The easiest way to build the static language model using web service. This method is recommended if the user want a simple and effective system without the complex control commands and in case the language is English in this case a file .txt should be created contains the required words in our project (move, stop) then it would be loaded into website LM Tool page. This page has the capability to create the file .dic and .lm then download it. After that a launch script has been programmed to be the guide for the information cycle between the two scripts. Then a program inside ROS has been written and programmed to create the sound recognition node, this node as wrote consists of the main three parts. There is a pocket in Ros for defining everything regards to sound for example the microphone and how to connect to the program, the data line how to received the sound and how to deals with it. This pocket sphinx is responsible for that, this pocket usually needs the model and dictionary file to make the access to the sound recognizer which has been programmed to recognized the specific words. As shown in the Figure 4 the Ros node recognizer consists of two parts one for the processing and the other for the output which will connect between the Ros node output and the output environment. The whole system in the ros schematic will be drawn as shown in the Figure 5, the combination of this two system will give us the flexibility to control the robotic arm with the sound commands.

Figure 4 The Ros schematic for the sound recognizer.

Figure 5 The Ros schematic for the whole system.

The instructions cycle would be explained as follow and as shown in the Figure 6:

The word comes from the microphone and processes in the sound recognition system to recognize it.
After recognition, for every word there are specific target coordinates. The word move means that the target would have specific random coordinates that described in the position and orientation, stop means the coordinates are the same for the first case so the arm won't move because it is already in the correct position.

Figure 6 The data cycle for the whole system.

The data cycle from the beginning to the output in the environment has been shown in this figure, the Figure 7 & 8 represented the output of the recognizer Ros node when word move or stop come from the microphone. In this Figure 9 the simulated JACO arm is moving after the word (move) comes from the microphone in the number (1) then stop the moving because the word (stop) comes in the number (2) and still doesn't move in the number (3) at the end in the number (4) the word (move) comes again so that the arm is moving.

Figure 7 The Ros recognizer output (stop).

Figure 8 The Ros recognizer output (move).
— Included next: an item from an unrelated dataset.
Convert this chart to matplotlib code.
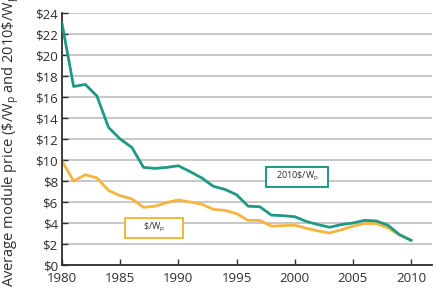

Figure 9 The simulated JACO arm moved according to the sound commands.

Conclusion

In this paper we supposed a new sound recognition system using (ROS). The robot arm has been simulated and defined physically using MORSE program, also this arm has been programmed with its functions and moving strategy by Python. The middle ware for controlling the sound system was ROS, this controlled the arm functions topics and messages. This sound system connected in ROS with the arm moving topics and programmed using C++. The sound system has been tested experimentally; it proved that this system is very accurate and effective system.

Acknowledgments

This research is a part of whole project involved smart eating table for handicapped people, the sound recognition system has been used with another words then tested.